Barely engaged for few weeks, “Mr. Wonderful” was verbally and emotionally abusive when we were alone, and at times in public. He would scream at the top of his lungs over something insignificant. Sometimes he would instigate a situation…he would take an innocent situation and create an anger outburst in order to confuse me. He created situations on purpose where he could have an excuse/reason to turn the situation around to blame me and that if you had only done something different, this never would have happened. He would accuse me of pushing his buttons in a situation in order to deflect me from seeing that he was intentionally manipulating me and pushing my buttons. He didn’t take responsibility for his behavior but instead he wanted me to believe that I caused his behavior.
I looked like the “problem” because I “nagged” him and refused to accept the behaviors that his family and friends he knew couldn’t even see. My pent-up anger came out in subtle snide remarks or tiffs that only served to make me look worse to the ears of those who didn’t understand the “crazy-making behaviors” I was enduring. He convinced me that his kind of behavior is normal, and that I am being irrational to expect to be treated otherwise…that I was the one who was crazy and the way I was treated was justified.
He was an expert at “Perpetrator Flip”. He was trying to slowly destroy me by sticking millions of sharp needles into my balloon, one at a time, until my balloon was finally deflated. My balloon never deflated even though I felt frustrated.
How was I suppose to know if “Mr. Wonderful” is changing for real or is just pretending to change? Was he really changing when he’d be in one of his “I’m so sorry” cycles to become the wonderful guy I was convinced was in there somewhere? But he never followed through with his promises to actually make the changes that were necessary to stop the destructive cycle in our relationship. And I couldn’t make sense of the little bullying signs that inevitably would escalate.

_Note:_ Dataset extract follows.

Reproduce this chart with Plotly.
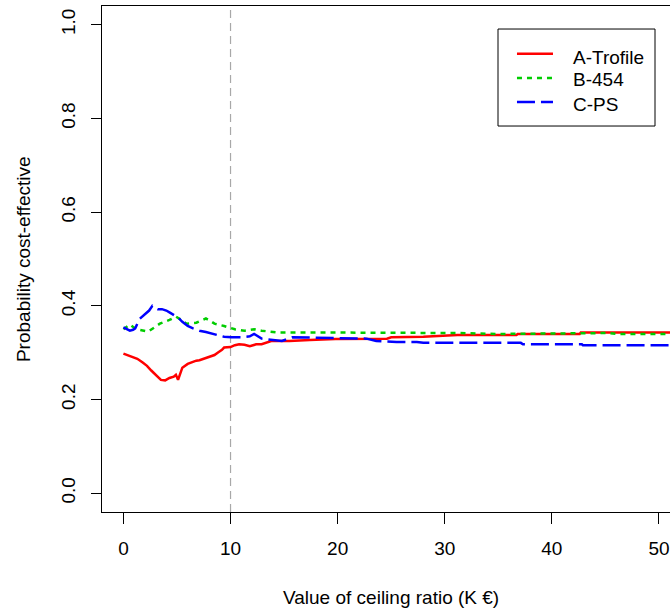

And there I was, unilaterally trying to change my behavior in hopes he will change too. Probably “Mr. Wonderful” was often conditioned from an early age to feel entitled to be a privileged character in relationships or who was abused/somehow damaged in his past, and thus essentially given a pass to be vicious. One common double standard was that “Mr. Wonderful” was allowed to express anger in the relationship, but not me. I rationalized and somehow justified or downplayed his actions. He demeaned and confused me intentionally in order to make me doubt myself and my own perceptions…for clear and concrete gain – power and control – and he was generally unmotivated to change. He thought less of me and therefore treated me that way. He was not as enigmatic and deep as I thought he was.
Many a nights I would question myself “what am I doing wrong?” in the quest of searching for an answer that will help me to make my relationship better. In order to stand up to him, I shouldn’t have appealed to his self-interest or his softer side but I must have made demands to let him know that I am worth it and my feelings are valid. Gosh, what was I thinking? I was so blindly in love with “Mr. Wonderful”. I desperately wanted to make it work and believed prayer and my “convincing” him of the error of his ways, would make a difference.
Amidst all this, I was missing one strong point…my own accountability. I stayed…I chose to stay. It is freeing to look within myself instead of pointing fingers, I should ask the question “why did I stay?” and not “what was I doing wrong?”.
I learnt that I can’t love enough to get him to change, but I could have loved myself enough to make the changes I needed to make. The minute I thought that both of us are getting closer and growing together, he pulled the rug. It made me realize whose problem it really was, why it was never going to get better, how unlikely it was that he was going to change, and how I was unable to see through the ‘hearts and flowers’ stage. He will never change, but will just move on to the next unsuspecting woman who will believe his lies of how poorly I treated “him”.
This brief chapter in my life will have a lingering effect on me. I have to own my part in choosing such a partner. I’m grateful we were not together long…barely engaged for few weeks after knowing each other for 3 months. However, I sincerely thank “Mr. Wonderful” in unimaginable ways for taking a turn I didnt expect by ending the relationship and letting me go.